Each year we find a few more blossoms on our hydrangeas, and I had already been looking forward to their blooming this spring. That is, until Joe went outside one day this week and discovered 6-year-old Christian attacking our hydrangeas with a golf club. I asked Christian why he beat my beloved hydrangeas, and he looked confused. He apologized, but then muttered, "But they were just sticks, anyway."
He was right. Those hydrangeas were nothing to look at in winter. They looked like a lifeless, gangly pile of sticks. And for a little boy looking for something to swing a stick at, they looked like a perfect target.
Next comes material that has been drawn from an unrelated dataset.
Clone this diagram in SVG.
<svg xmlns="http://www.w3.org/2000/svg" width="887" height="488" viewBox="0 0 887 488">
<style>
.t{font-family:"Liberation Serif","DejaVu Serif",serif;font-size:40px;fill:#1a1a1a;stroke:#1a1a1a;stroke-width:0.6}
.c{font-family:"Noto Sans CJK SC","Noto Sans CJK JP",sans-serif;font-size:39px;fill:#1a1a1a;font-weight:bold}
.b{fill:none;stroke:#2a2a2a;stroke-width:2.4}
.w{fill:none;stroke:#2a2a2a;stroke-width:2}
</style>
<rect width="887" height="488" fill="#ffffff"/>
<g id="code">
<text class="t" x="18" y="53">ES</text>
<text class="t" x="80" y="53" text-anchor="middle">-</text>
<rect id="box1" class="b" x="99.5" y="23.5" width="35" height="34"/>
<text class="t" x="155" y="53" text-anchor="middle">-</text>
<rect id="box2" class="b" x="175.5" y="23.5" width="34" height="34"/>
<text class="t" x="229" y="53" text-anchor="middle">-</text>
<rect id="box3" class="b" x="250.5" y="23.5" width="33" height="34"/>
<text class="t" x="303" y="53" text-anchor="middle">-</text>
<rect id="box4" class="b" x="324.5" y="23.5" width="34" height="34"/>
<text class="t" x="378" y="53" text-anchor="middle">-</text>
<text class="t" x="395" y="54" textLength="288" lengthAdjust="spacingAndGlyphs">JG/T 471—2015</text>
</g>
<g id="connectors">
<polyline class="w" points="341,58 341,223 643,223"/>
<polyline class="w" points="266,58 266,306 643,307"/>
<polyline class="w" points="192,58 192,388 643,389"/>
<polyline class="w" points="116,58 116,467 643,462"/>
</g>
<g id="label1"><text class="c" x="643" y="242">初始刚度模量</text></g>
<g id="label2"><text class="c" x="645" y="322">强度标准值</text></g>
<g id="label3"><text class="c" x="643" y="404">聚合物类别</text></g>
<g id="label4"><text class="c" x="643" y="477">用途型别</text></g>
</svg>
This week I have been mourning the blossoms I was expecting this spring, but my beaten-down hydrangeas have me thinking about the more important garden I'm tending in this season of motherhood. It is my job to nurture and fertilize the tender plants God has placed in my garden. Even as their mother, I cannot fully anticipate the growth the Master Gardener has in store for my four. Especially when their actions frustrate or disappoint me, anger tempts me to lash out. Harsh words and cutting looks could beat them down like sticks, but the Gardener encourages me to look toward the blooms and lovingly prune instead. Tending this garden is not always easy, but I know that He will reward my efforts.
One spring day my little Christian will come home a strong young man, with a girl he hopes to marry. When he does I hope to gather all four children together to sip sweet tea in the garden. As we admire the hydrangeas that have grown so big since their youth, we'll talk about their lives and where the Lord is leading them. As a gentle breeze sways blossoms in the loveliest shades of pink, purple and blue, my gaze will turn back to Joe. Our eyes will meet, and we will know that this is really the perfect spring day. And my heart will smile as I survey my life's garden, knowing the greatest blessing of all is seeing my children bloom.
"Train up a child in the way he should go, even when he is old he will not depart from it."